Single mothers are still not well accepted in society. They are usually looked down upon and derided for having gotten pregnant outside of wedlock. In-vitro fertilisation treatments may also be prohibitively expensive for a single working woman.
Another factor that may push a woman towards marriage if she really wants children is if the cost of living is high where she is or where there’s no system of social welfare. Having a committed partner would ease the financial burdens of having a child.
If you feel desperate as you approach your 30s, as people around you who are your age are all settling down and popping out babies, be honest about it – you are doing it because of your maternal instincts and not because getting hitched will somehow enhance your life or bring you additional happiness.
If you are not happy with your life to begin with, getting married is not the solution. The feeling of falling in love and being caught up in the moment may lift you up temporarily, but like a drug the come-down will be harsh when the honeymoon is over.
When you are happy being in your own skin, and your partner is committed to you and to the relationship, only then will a marriage be satisfying in the long term. Otherwise, he’d just be a crutch for your insecurities. And the crutch may grow to resent being the crutch and the whole thing might simply fall apart.

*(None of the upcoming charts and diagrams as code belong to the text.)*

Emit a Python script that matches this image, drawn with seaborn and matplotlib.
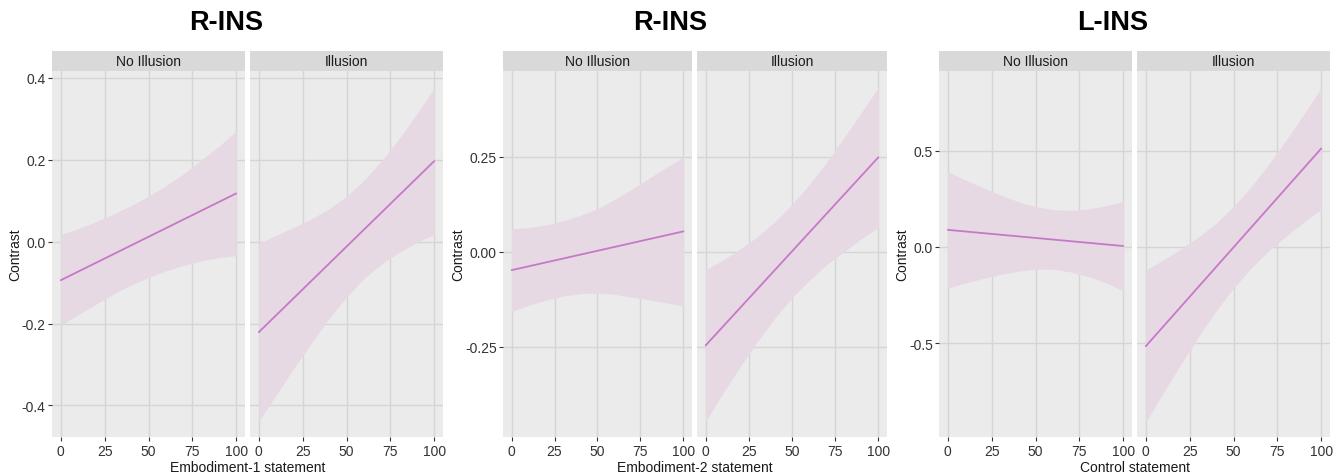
import matplotlib
matplotlib.use("Agg")
import matplotlib.pyplot as plt
import seaborn as sns
import pandas as pd

# ---------------- data ----------------
titles = ["R-INS", "R-INS", "L-INS"]
xlabels = ["Embodiment-1 statement", "Embodiment-2 statement", "Control statement"]
facets = ["No Illusion", "Illusion"]
x_ticks = [0, 25, 50, 75, 100]
x_band = [0, 10, 20, 30, 40, 50, 60, 70, 80, 90, 100]
x_line = [0, 100]

# Embodiment-1 (R-INS)
e1_ni_line = [-0.094, 0.118]
e1_ni_up = [0.018, 0.032, 0.049, 0.068, 0.088, 0.111, 0.137, 0.166, 0.199, 0.233, 0.270]
e1_ni_lo = [-0.204, -0.178, -0.153, -0.128, -0.106, -0.087, -0.071, -0.058, -0.047, -0.039, -0.034]
e1_il_line = [-0.221, 0.197]
e1_il_up = [-0.004, 0.016, 0.035, 0.056, 0.080, 0.111, 0.150, 0.198, 0.252, 0.312, 0.376]
e1_il_lo = [-0.438, -0.374, -0.309, -0.248, -0.188, -0.135, -0.090, -0.054, -0.026, -0.002, 0.018]
e1_yticks = [-0.4, -0.2, 0.0, 0.2, 0.4]
e1_yticklabels = ["-0.4", "-0.2", "0.0", "0.2", "0.4"]
e1_ylim = (-0.477, 0.417)

# Embodiment-2 (R-INS)
e2_ni_line = [-0.049, 0.053]
e2_ni_up = [0.060, 0.063, 0.070, 0.081, 0.095, 0.113, 0.137, 0.164, 0.193, 0.221, 0.249]
e2_ni_lo = [-0.158, -0.141, -0.128, -0.117, -0.111, -0.109, -0.113, -0.120, -0.127, -0.135, -0.143]
e2_il_line = [-0.247, 0.248]
e2_il_up = [-0.047, -0.023, 0.007, 0.039, 0.078, 0.124, 0.176, 0.235, 0.299, 0.365, 0.432]
e2_il_lo = [-0.447, -0.373, -0.303, -0.237, -0.176, -0.122, -0.076, -0.035, -0.001, 0.033, 0.064]
e2_yticks = [-0.25, 0.0, 0.25]
e2_yticklabels = ["-0.25", "0.00", "0.25"]
e2_ylim = (-0.488, 0.475)

# Control (L-INS)
c_ni_line = [0.089, 0.005]
c_ni_up = [0.392, 0.348, 0.308, 0.271, 0.236, 0.210, 0.194, 0.190, 0.198, 0.214, 0.237]
c_ni_lo = [-0.214, -0.188, -0.164, -0.143, -0.126, -0.116, -0.116, -0.130, -0.154, -0.186, -0.227]
c_il_line = [-0.516, 0.512]
c_il_up = [-0.121, -0.068, -0.010, 0.052, 0.123, 0.210, 0.313, 0.429, 0.556, 0.689, 0.828]
c_il_lo = [-0.911, -0.758, -0.610, -0.468, -0.333, -0.214, -0.111, -0.021, 0.056, 0.129, 0.196]
c_yticks = [-0.5, 0.0, 0.5]
c_yticklabels = ["-0.5", "0.0", "0.5"]
c_ylim = (-0.988, 0.915)

groups = [
    dict(lines=[e1_ni_line, e1_il_line], ups=[e1_ni_up, e1_il_up], los=[e1_ni_lo, e1_il_lo],
         yticks=e1_yticks, yticklabels=e1_yticklabels, ylim=e1_ylim),
    dict(lines=[e2_ni_line, e2_il_line], ups=[e2_ni_up, e2_il_up], los=[e2_ni_lo, e2_il_lo],
         yticks=e2_yticks, yticklabels=e2_yticklabels, ylim=e2_ylim),
    dict(lines=[c_ni_line, c_il_line], ups=[c_ni_up, c_il_up], los=[c_ni_lo, c_il_lo],
         yticks=c_yticks, yticklabels=c_yticklabels, ylim=c_ylim),
]

# ---------------- style ----------------
sns.set_theme(style="darkgrid")
plt.rcParams["font.family"] = ["Liberation Sans", "DejaVu Sans"]

W, H = 1341, 477
fig = plt.figure(figsize=(W / 100, H / 100), dpi=100)
fig.patch.set_facecolor("white")

PANEL_BG = "#EBEBEB"
GRID = "#D5D5D5"
STRIP_BG = "#D9D9D9"
LINE_C = "#C678C8"
BAND_C = "#E7D9E4"
TEXT_C = "#1A1A1A"
TICK_C = "#333333"

panel_x = [[(52, 245), (250, 443)], [(503, 692), (697, 887)], [(939, 1132), (1137, 1330)]]
title_x = [226, 670, 1113]
ylab_x = [15, 458, 902]
top_plot, bot_plot, top_strip = 72, 438, 52
FS = 10


def fx(px):
    return px / W


def fy(py):
    return 1 - py / H


for g, grp in enumerate(groups):
    for f in range(2):
        x0, x1 = panel_x[g][f]
        ax = fig.add_axes([fx(x0), fy(bot_plot), fx(x1 - x0), (bot_plot - top_plot) / H])
        ax.set_facecolor(PANEL_BG)
        ax.fill_between(x_band, grp["los"][f], grp["ups"][f], color=BAND_C,
                        linewidth=0, zorder=2)
        df = pd.DataFrame({"x": x_line, "y": grp["lines"][f]})
        sns.lineplot(data=df, x="x", y="y", ax=ax, color=LINE_C, linewidth=1.3, zorder=3)
        ax.set_xlim(-5, 105)
        ax.set_ylim(*grp["ylim"])
        ax.set_xticks(x_ticks)
        ax.set_xticklabels([str(t) for t in x_ticks], fontsize=FS, color=TICK_C)
        ax.set_yticks(grp["yticks"])
        if f == 0:
            ax.set_yticklabels(grp["yticklabels"], fontsize=FS, color=TICK_C)
            ax.tick_params(axis="y", length=3, width=0.8, color=TICK_C, pad=1.5, left=True)
        else:
            ax.set_yticklabels([])
            ax.tick_params(axis="y", length=0)
        ax.tick_params(axis="x", length=3, width=0.8, color=TICK_C, pad=2, bottom=True)
        ax.grid(True, color=GRID, linewidth=1.0)
        ax.set_axisbelow(True)
        for s in ax.spines.values():
            s.set_visible(False)
        ax.set_xlabel("")
        ax.set_ylabel("")

        # strip
        sax = fig.add_axes([fx(x0), fy(top_plot), fx(x1 - x0), (top_plot - top_strip) / H])
        sax.set_facecolor(STRIP_BG)
        sax.set_xticks([])
        sax.set_yticks([])
        for s in sax.spines.values():
            s.set_visible(False)
        sax.text(0.5, 0.5, facets[f], ha="center", va="center", fontsize=FS,
                 color=TEXT_C, transform=sax.transAxes)

    # group title, axis labels
    fig.text(fx(title_x[g]), fy(23), titles[g], ha="center", va="center",
             fontsize=19.5, fontweight="bold", color="black")
    xc = (panel_x[g][0][0] + panel_x[g][1][1]) / 2
    fig.text(fx(xc), fy(468), xlabels[g], ha="center", va="center", fontsize=FS, color=TEXT_C)
    fig.text(fx(ylab_x[g]), fy((top_plot + bot_plot) / 2), "Contrast", ha="center",
             va="center", rotation=90, fontsize=FS, color=TEXT_C)

fig.savefig("out.png", dpi=100, facecolor="white")
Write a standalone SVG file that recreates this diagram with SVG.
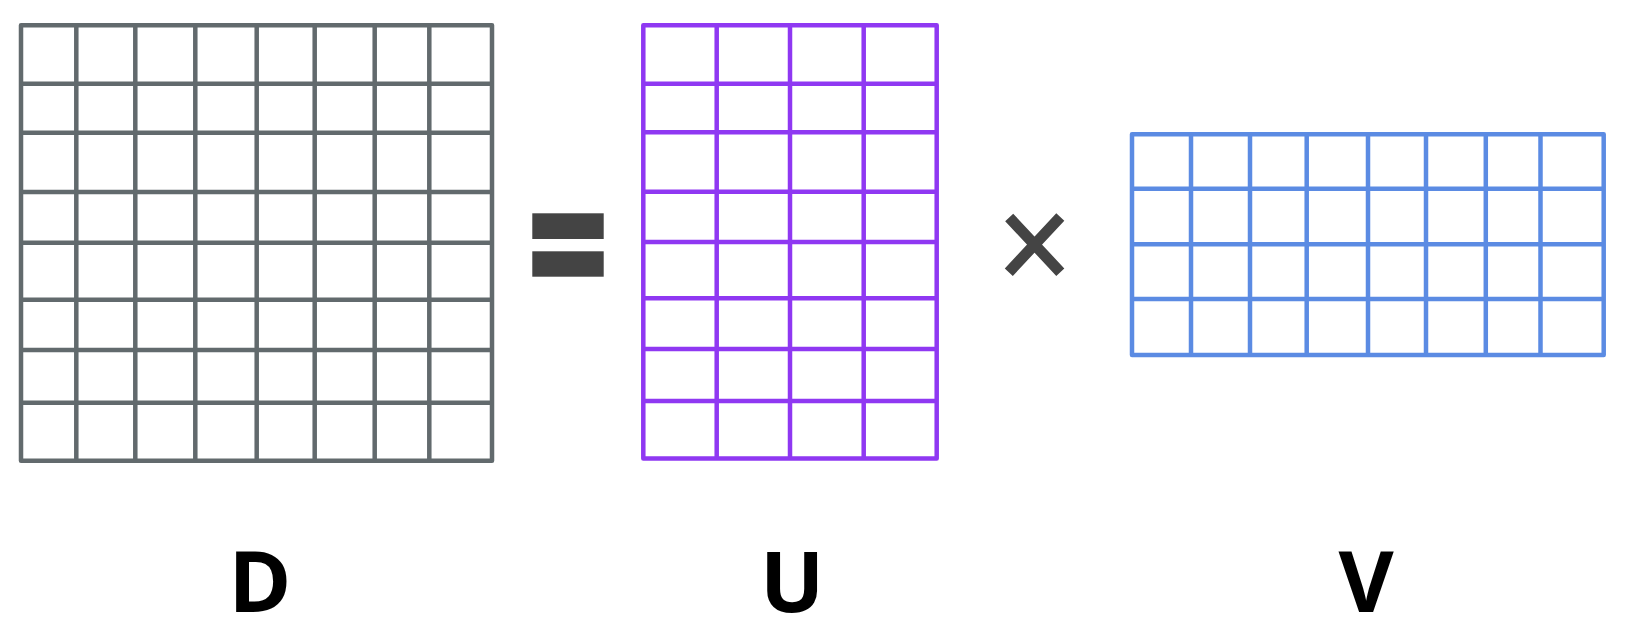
<svg xmlns="http://www.w3.org/2000/svg" width="1632" height="636" viewBox="0 0 1632 636">
<style>
.g{fill:none;stroke-width:4.5;stroke-linejoin:round;stroke-linecap:butt}
.d{stroke:#626a6d}
.u{stroke:#8f38f2}
.v{stroke:#5b8be3}
.op{fill:#444444}
.lbl{font-family:"Open Sans","Liberation Sans",sans-serif;font-weight:bold;font-size:85px;fill:#000;text-anchor:middle}
</style>
<rect width="1632" height="636" fill="#ffffff"/>
<g id="D">
<rect class="g d" x="21" y="25.3" width="471" height="435.4"/>
<path class="g d" d="M76.3 25.3V460.7M135.3 25.3V460.7M195.3 25.3V460.7M256.7 25.3V460.7M314.7 25.3V460.7M374.7 25.3V460.7M429.3 25.3V460.7M21 83.7H492M21 132.7H492M21 192H492M21 242.7H492M21 299.7H492M21 350H492M21 402.7H492"/>
<text class="lbl" x="260" y="612">D</text>
</g>
<g id="equals">
<rect class="op" x="532.3" y="213.3" width="71.4" height="25.7"/>
<rect class="op" x="532.3" y="251.3" width="71.4" height="25.4"/>
</g>
<g id="U">
<rect class="g u" x="643.3" y="25.3" width="293.4" height="433.2"/>
<path class="g u" d="M716.7 25.3V458.5M790 25.3V458.5M863.7 25.3V458.5M643.3 83.7H936.7M643.3 132.3H936.7M643.3 191.7H936.7M643.3 242H936.7M643.3 298.3H936.7M643.3 349H936.7M643.3 401H936.7"/>
<text class="lbl" x="792" y="612">U</text>
</g>
<g id="times">
<path d="M1009.2 217.5L1060.3 272.2M1060.3 217L1008.8 272.2" stroke="#444444" stroke-width="11" fill="none"/>
</g>
<g id="V">
<rect class="g v" x="1132" y="134.3" width="471.7" height="220.7"/>
<path class="g v" d="M1191 134.3V355M1250 134.3V355M1306.7 134.3V355M1368 134.3V355M1426 134.3V355M1485.8 134.3V355M1540.5 134.3V355M1132 188.7H1603.7M1132 244.3H1603.7M1132 299H1603.7"/>
<text class="lbl" x="1366" y="612">V</text>
</g>
<g id="connectors"/>
</svg>
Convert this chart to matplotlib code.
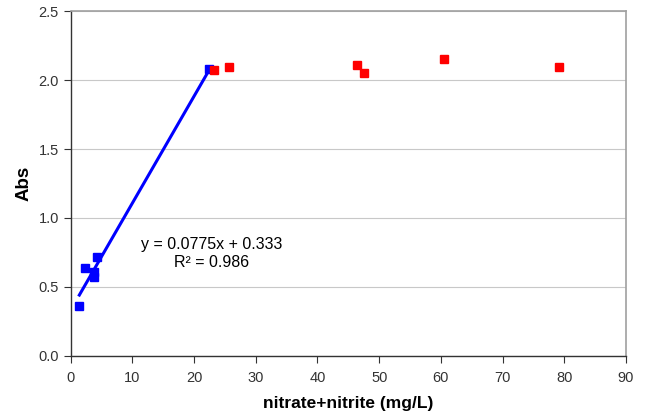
import matplotlib
matplotlib.use("Agg")
import matplotlib.pyplot as plt
import numpy as np

plt.rcParams['font.family'] = ['Liberation Sans', 'DejaVu Sans']

# linear range (blue) and saturated samples (red)
lin_x = [1.4, 2.4, 3.7, 3.8, 4.3, 22.4]
lin_y = [0.36, 0.64, 0.61, 0.575, 0.72, 2.08]
sat_x = [23.3, 25.7, 46.4, 47.5, 60.5, 79.1]
sat_y = [2.07, 2.095, 2.11, 2.05, 2.15, 2.095]

slope, intercept = 0.0775, 0.333
r2 = 0.986

fig = plt.figure(figsize=(6.45, 4.19), dpi=100)
ax = fig.add_axes([0.1096, 0.1504, 0.8609, 0.8233])

ax.grid(axis='y', color='#c8c8c8', linewidth=0.8)
ax.set_axisbelow(True)

tx = np.array([min(lin_x), max(lin_x)])
ax.plot(tx, slope * tx + intercept, color='#0000ff', linewidth=2.2, zorder=2)
ax.plot(lin_x, lin_y, 's', color='#0000ff', markersize=5.3, zorder=3)
ax.plot(sat_x, sat_y, 's', color='#ff0000', markersize=5.3, zorder=4)

ax.text(22.9, 0.805, f"y = {slope}x + {intercept}", ha='center', va='center', fontsize=11.5)
ax.text(22.9, 0.68, f"R² = {r2}", ha='center', va='center', fontsize=11.5)

ax.set_xlim(0, 90)
ax.set_ylim(0, 2.5)
ax.set_xticks(np.arange(0, 91, 10))
ax.set_yticks(np.arange(0, 2.51, 0.5))
ax.yaxis.set_major_formatter(matplotlib.ticker.FormatStrFormatter('%.1f'))
ax.tick_params(labelsize=10.5, direction='out', length=5, width=0.8, colors='#333333')
ax.tick_params(axis='x', pad=6)

for s in ['left', 'bottom']:
    ax.spines[s].set_color('#333333')
    ax.spines[s].set_linewidth(1.0)
for s in ['top', 'right']:
    ax.spines[s].set_color('#a0a0a0')
    ax.spines[s].set_linewidth(1.2)

ax.set_xlabel("nitrate+nitrite (mg/L)", fontsize=12.5, fontweight='bold', labelpad=8)
ax.set_ylabel("Abs", fontsize=13.5, fontweight='bold', labelpad=4)

fig.savefig("out.png", dpi=100)
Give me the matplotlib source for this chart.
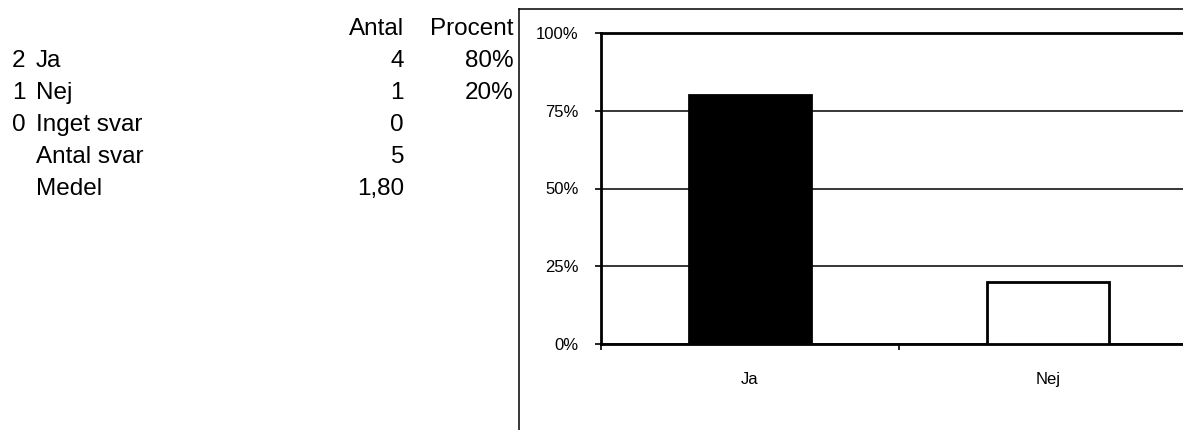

So if you are happy with your single life and the timetable that you’ve set for yourself, don’t let yourself or anyone rush you into a mistake that may last a lifetime. And the technology exists to allow you to be a single parent if you choose so. As much as it pains me to say it, you don’t need a man for that. One good parent is better than two who are ill-suited to form a family together. Especially if either one of them went into it out of desperation.